Fourth, the travel year was a crash course on how to enter wilderness backcountry. This February, for the first time in Paul's life, he packed everything he would need for 48 hours in the wilderness and headed up into the mountains of Zion National Park. Though he prepared well with the proper gear, read books and talked to experienced backpackers, nothing could have prepared him for the lessons he learned in the wild. Successive journeys into some of this country's harshest (and most beautiful) areas have impressed upon Paul (like countless before and after) how there really is no substitute for entering Creation on its terms, and experiencing God's presence via survival in the wilderness.
Finally, the travel year illustrates a point that is at least as old as the Bible: sacred space is critical to religious identity.

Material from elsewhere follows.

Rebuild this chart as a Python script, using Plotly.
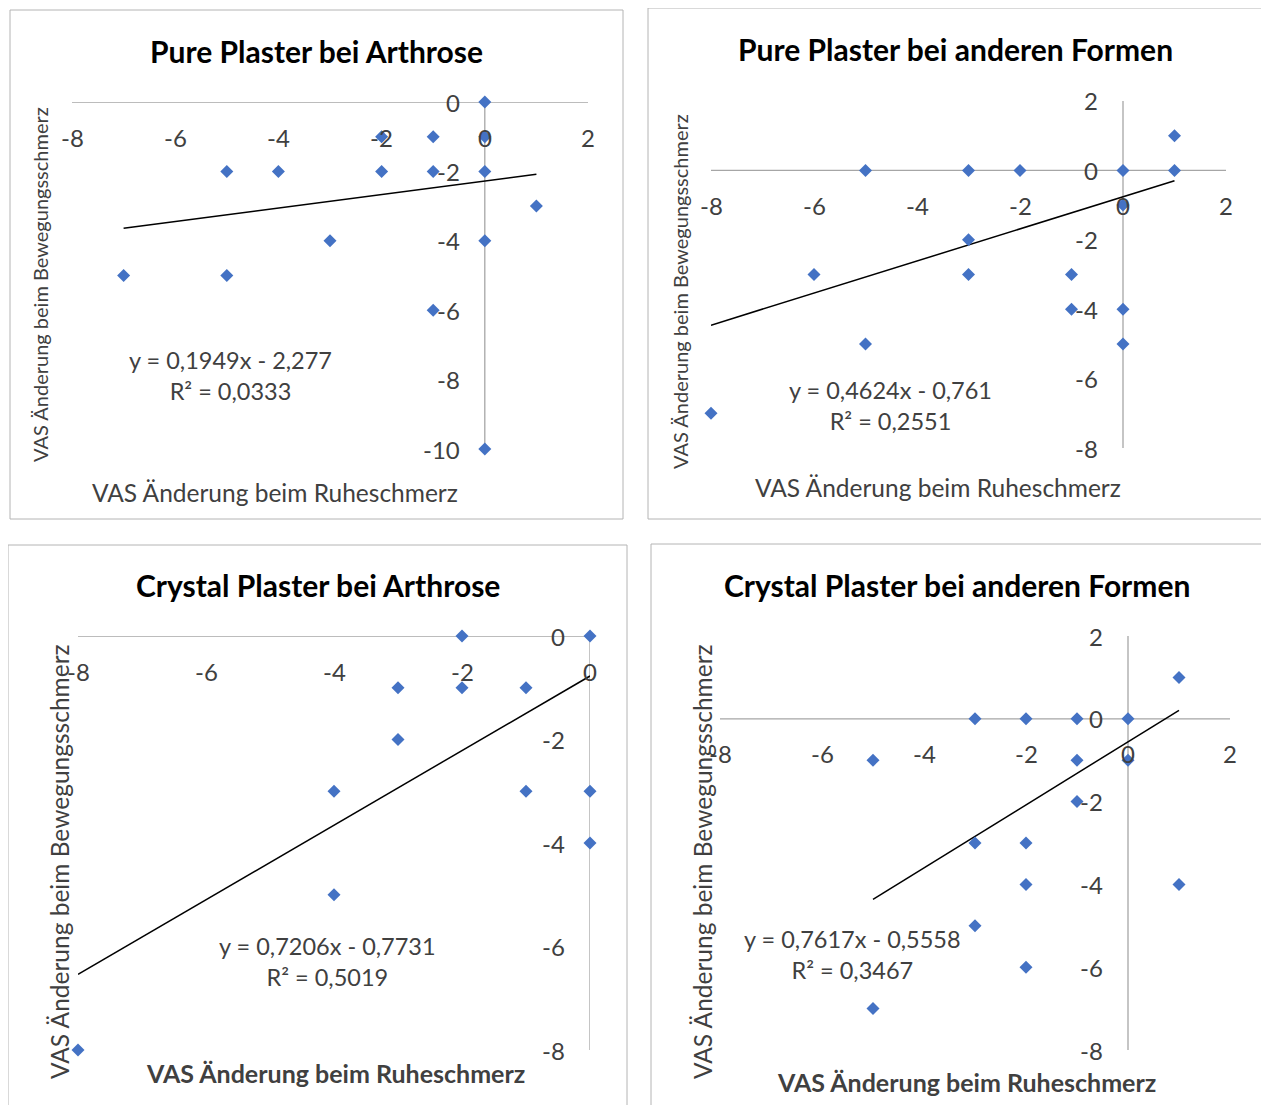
import plotly.graph_objects as go

# ---------------- data ----------------
titles = ["Pure Plaster bei Arthrose", "Pure Plaster bei anderen Formen",
          "Crystal Plaster bei Arthrose", "Crystal Plaster bei anderen Formen"]
x_title = "VAS Änderung beim Ruheschmerz"
y_title = "VAS Änderung beim Bewegungsschmerz"

# Chart 1: Pure Plaster bei Arthrose
c1_x = [0, -2, -1, 0, -5, -4, -2, -1, 0, 1, -3, 0, -7, -5, -1, 0]
c1_y = [0, -1, -1, -1, -2, -2, -2, -2, -2, -3, -4, -4, -5, -5, -6, -10]
# Chart 2: Pure Plaster bei anderen Formen
c2_x = [1, -5, -3, -2, 0, 1, 0, -3, -6, -3, -1, -1, 0, -5, 0, -8]
c2_y = [1, 0, 0, 0, 0, 0, -1, -2, -3, -3, -3, -4, -4, -5, -5, -7]
# Chart 3: Crystal Plaster bei Arthrose
c3_x = [-2, 0, -3, -2, -1, -3, -4, -1, 0, 0, -4, -8]
c3_y = [0, 0, -1, -1, -1, -2, -3, -3, -3, -4, -5, -8]
# Chart 4: Crystal Plaster bei anderen Formen
c4_x = [1, -3, -2, -1, 0, -5, -1, 0, -1, -3, -2, -2, 1, -3, -2, -5]
c4_y = [1, 0, 0, 0, 0, -1, -1, -1, -2, -3, -3, -4, -4, -5, -6, -7]

# linear trendlines (slope, intercept, R²) as shown in the charts
slopes = [0.1949, 0.4624, 0.7206, 0.7617]
intercepts = [-2.277, -0.761, -0.7731, -0.5558]
r2_values = ["0,0333", "0,2551", "0,5019", "0,3467"]
eq_texts = ["y = 0,1949x - 2,277", "y = 0,4624x - 0,761",
            "y = 0,7206x - 0,7731", "y = 0,7617x - 0,5558"]

# axis ranges and ticks
x_ranges = [[-8, 2], [-8, 2], [-8, 0], [-8, 2]]
y_ranges = [[-10, 0], [-8, 2], [-8, 0], [-8, 2]]
x_ticks = [[-8, -6, -4, -2, 0, 2], [-8, -6, -4, -2, 0, 2],
           [-8, -6, -4, -2, 0], [-8, -6, -4, -2, 0, 2]]
y_ticks = [[0, -2, -4, -6, -8, -10], [2, 0, -2, -4, -6, -8],
           [0, -2, -4, -6, -8], [2, 0, -2, -4, -6, -8]]

xs = [c1_x, c2_x, c3_x, c4_x]
ys = [c1_y, c2_y, c3_y, c4_y]

# ---------------- layout parameters ----------------
OFF = 8  # page body margin compensation
W, H = 1269 - OFF, 1113 - 2 * OFF
FONT = "Lato, Carlito, Calibri, sans-serif"
BLUE = "#4472C4"
AXIS_COL = "#a6a6a6"
TXT = "#404040"

def px(v):
    return (v - OFF) / W

def py(v):
    return 1 - (v - OFF) / H

# plot-area pixel boxes (left, right, top, bottom)
areas = [(72, 588, 102, 449), (711, 1226, 101, 448),
         (78, 590, 636, 1050), (720, 1230, 636, 1050)]
boxes = [(10, 10, 623, 519), (648, 8, 1262, 519),
         (8, 545, 627, 1125), (651, 544, 1265, 1125)]
title_pos = [(316, 51), (955, 49), (318, 585), (957, 585)]
xt_pos = [(275, 492), (938, 487), (335, 1073), (966, 1082)]
yt_pos = [(40, 285), (680, 292), (60, 862), (703, 862)]
eq_pos = [(230, 376), (890, 406), (327, 961), (853, 954)]
xt_bold = [False, False, True, True]
xt_size = [24.5, 24.5, 25, 25]
yt_size = [20, 20, 24.5, 24.5]
TITLE_SIZE = 30
TICK_SIZE = 24
EQ_SIZE = 23.5

fig = go.Figure()
annotations = []
shapes = []

for i in range(4):
    sfx = "" if i == 0 else str(i + 1)
    xa, ya = "x" + sfx, "y" + sfx
    l, r, t, b = areas[i]
    fig.update_layout(**{
        "xaxis" + sfx: dict(domain=[px(l), px(r)], range=x_ranges[i], anchor=ya,
                            showgrid=False, zeroline=False, showline=False,
                            showticklabels=False, ticks=""),
        "yaxis" + sfx: dict(domain=[py(b), py(t)], range=y_ranges[i], anchor=xa,
                            showgrid=False, zeroline=False, showline=False,
                            showticklabels=False, ticks=""),
    })
    # axis lines crossing at zero
    shapes.append(dict(type="line", xref=xa, yref=ya, x0=x_ranges[i][0], x1=x_ranges[i][1],
                       y0=0, y1=0, line=dict(color=AXIS_COL, width=1.3), layer="below"))
    shapes.append(dict(type="line", xref=xa, yref=ya, x0=0, x1=0,
                       y0=y_ranges[i][0], y1=y_ranges[i][1],
                       line=dict(color=AXIS_COL, width=1.3), layer="below"))
    # trendline over the data x-range
    tx = [min(xs[i]), max(xs[i])]
    ty = [slopes[i] * v + intercepts[i] for v in tx]
    fig.add_trace(go.Scatter(x=tx, y=ty, mode="lines", xaxis=xa, yaxis=ya,
                             line=dict(color="#000000", width=1.5), cliponaxis=False,
                             showlegend=False, hoverinfo="skip"))
    # data points
    fig.add_trace(go.Scatter(x=xs[i], y=ys[i], mode="markers", xaxis=xa, yaxis=ya,
                             marker=dict(symbol="diamond", size=10, color=BLUE),
                             cliponaxis=False, showlegend=False))
    # tick labels next to the crossing axes
    for v in x_ticks[i]:
        annotations.append(dict(x=v, y=0, xref=xa, yref=ya, text=str(v), showarrow=False,
                                xanchor="center", yanchor="middle", yshift=-35,
                                font=dict(family=FONT, size=TICK_SIZE, color=TXT)))
    for v in y_ticks[i]:
        annotations.append(dict(x=0, y=v, xref=xa, yref=ya, text=str(v), showarrow=False,
                                xanchor="right", yanchor="middle", xshift=-23,
                                font=dict(family=FONT, size=TICK_SIZE, color=TXT)))
    # chart title
    annotations.append(dict(x=px(title_pos[i][0]), y=py(title_pos[i][1]), xref="paper",
                            yref="paper", text="<b>" + titles[i] + "</b>", showarrow=False,
                            xanchor="center", yanchor="middle",
                            font=dict(family=FONT, size=TITLE_SIZE, color="#000000")))
    # axis titles
    xt_text = "<b>" + x_title + "</b>" if xt_bold[i] else x_title
    annotations.append(dict(x=px(xt_pos[i][0]), y=py(xt_pos[i][1]), xref="paper",
                            yref="paper", text=xt_text, showarrow=False,
                            xanchor="center", yanchor="middle",
                            font=dict(family=FONT, size=xt_size[i], color=TXT)))
    annotations.append(dict(x=px(yt_pos[i][0]), y=py(yt_pos[i][1]), xref="paper",
                            yref="paper", text=y_title, showarrow=False, textangle=-90,
                            xanchor="center", yanchor="middle",
                            font=dict(family=FONT, size=yt_size[i], color=TXT)))
    # trendline equation
    annotations.append(dict(x=px(eq_pos[i][0]), y=py(eq_pos[i][1]), xref="paper",
                            yref="paper", text=eq_texts[i] + "<br>R² = " + r2_values[i],
                            showarrow=False, xanchor="center", yanchor="middle",
                            font=dict(family=FONT, size=EQ_SIZE, color=TXT)))
    # chart border
    x0, y0, x1, y1 = boxes[i]
    shapes.append(dict(type="rect", xref="paper", yref="paper", x0=px(x0), x1=px(x1),
                       y0=py(y1), y1=py(y0), line=dict(color="#b4b4b4", width=1),
                       fillcolor="rgba(0,0,0,0)", layer="below"))

fig.update_layout(width=W, height=H, margin=dict(l=0, r=0, t=0, b=0),
                  paper_bgcolor="white", plot_bgcolor="white",
                  annotations=annotations, shapes=shapes, showlegend=False)

fig.write_html("out.html")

Even in the days when the Isrealites wandered in the desert with no temple to call their own, they had sacred space. Though they did not yet have the three sacred components of their future religion (King, Torah, and Temple), they most certainly had these three things in abbreviated form: a prophetic leader (Moses), a sacred text (the commandments), and the tent/tabernacle (the traveling "ark of the covenant") that journey with them everywhere. In the centuries that followed, we know that none of these institutions are without misuse. Thus, the connection to parks is perhaps a symbolic return to a different type of tent theology: that some of the holiest and most sacred places are not structures, personalities and institutions, but rather (or also) places built by the hand of God, and (for those who believe in an "open canon") connections made to a scripture that God is still writing.